Dropkick Murphys, ‘Signed and Sealed in Blood’ – Album Review
The last time Dropkick Murphys made an album, the scrappy Boston-bred Irish punks crawled out of the pub and into headier, heavier territory. The seven-member band got super-ambitious on 2011’s ‘Going Out in Style,’ a concept record about the life and death of a working-class Irish-American. The narrative was strong, the music was stronger and Bruce Springsteen even showed up for a song.
The band’s eighth album, ‘Signed and Sealed in Blood,’ drops the narrative aspirations but retains the expansive musical set pieces that made ‘Going Out in Style’ one of Dropkick Murphys’ best albums. Even without a single unifying theme running through the LP, ‘Signed and Sealed in Blood’’s 12 songs sound like a dozen different chapters to the same story. And they’re almost as grand as those found on ‘Going Out in Style.’
Dropkick Murphys didn’t need Martin Scorsese to give their songs a cinematic edge, but ever since the director included the band’s marching ‘I’m Shipping Up to Boston’ as a centerpiece in ‘The Departed,’ their basement punk – played on bagpipes, whistles, banjos and accordions, as well as traditional rock instruments – has taken on extra resonance. So ‘Signed and Sealed in Blood’’s shout-along opening cut, ‘The Boys Are Back,’ isn’t just a welcome-home party. It’s a declaration of purpose.
And the festivities continue with the incendiary ‘Burn,’ the teary-eyed boozer ‘Jimmy Collins’ Wake’ and the group sprint ‘The Battle Rages On,’ all of which would sound right at home at a particularly raucous morning parade as they would at a drunken night at the bar. And the whole family is invited.

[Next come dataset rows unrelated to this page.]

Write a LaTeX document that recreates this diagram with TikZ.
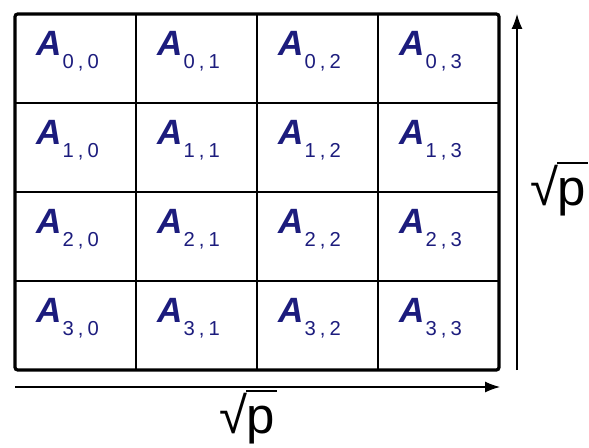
\documentclass[tikz,border=0pt]{standalone}
\usepackage{fontspec}
\setmainfont{Liberation Sans}
\usepackage{tikz}
\usetikzlibrary{arrows.meta}

\definecolor{blockblue}{RGB}{28,28,125}
% one block label, A with its row and column
\newcommand{\blk}[2]{{\fontsize{20}{22}\selectfont\bfseries\itshape A}%
  \kern0.05em\raisebox{-7.4pt}{\fontsize{11.5}{13}\selectfont #1\kern0.2em,\kern0.2em#2}}
% square root of p, with its bar
\newcommand{\rootp}{√\kern-0.02em\rlap{\rule[0.8em]{0.6em}{0.05em}}p}

\tikzset{
  block/.style={anchor=base west,inner sep=0pt,text=blockblue},
  dimline/.style={-{Latex[length=0.3cm,width=0.22cm]},line width=0.7pt},
  dimtext/.style={font=\fontsize{29}{30}\selectfont,inner sep=0pt}
}

\begin{document}
\begin{tikzpicture}[>=Latex]
  \useasboundingbox (0,0) rectangle (11.78,8.94);

  % grid of 4x4 blocks
  \coordinate (sw) at (0.30,1.54);
  \coordinate (ne) at (9.98,8.66);
  \foreach \k in {1,2,3} {
    \draw[line width=0.8pt] ({0.30+2.42*\k},1.54) -- ({0.30+2.42*\k},8.66);
    \draw[line width=0.8pt] (0.30,{8.66-1.78*\k}) -- (9.98,{8.66-1.78*\k});
  }
  \draw[line width=1.8pt,rounded corners=1.5pt] (sw) rectangle (ne);

  \foreach \r in {0,...,3}
    \foreach \c in {0,...,3}
      \node[block] (a\r\c) at ({0.72+2.42*\c},{7.84-1.78*\r}) {\blk{\r}{\c}};

  % dimension arrows
  \coordinate (xs) at (0.30,1.20);
  \coordinate (xe) at (10.00,1.20);
  \coordinate (ys) at (10.34,1.54);
  \coordinate (ye) at (10.34,8.66);
  \draw[dimline] (xs) -- (xe);
  \draw[dimline] (ys) -- (ye);
  \node[dimtext,anchor=base] (xlabel) at (4.94,0.28) {\rootp};
  \node[dimtext,anchor=base west] (ylabel) at (10.60,4.84) {\rootp};
\end{tikzpicture}
\end{document}
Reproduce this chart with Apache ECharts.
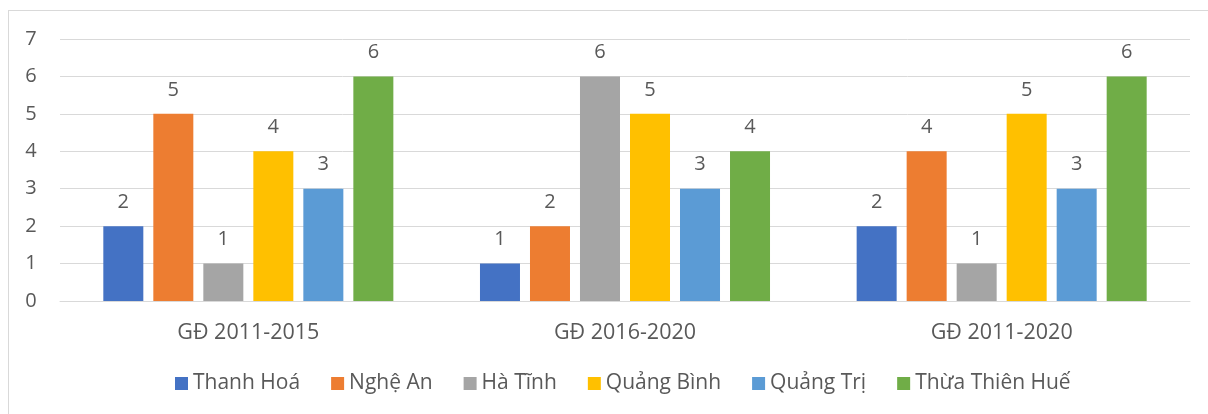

As on ‘Going Out in Style,’ ‘Signed and Sealed in Blood’’s best songs find deliverance in reflection, whether it’s in ‘Rose Tattoo’’s body ink or the family-dysfunction Christmas of ‘The Season’s Upon Us.’ (“My sisters are whack jobs, I wish I had none,” they sing. “Their husbands are losers and so are their sons.”) The album doesn’t always pack the emotional weight of the last one, but the songs – played loud, fast and hard and with a blue-collar sense of pride – find their own significance, somewhere between the first and final pints.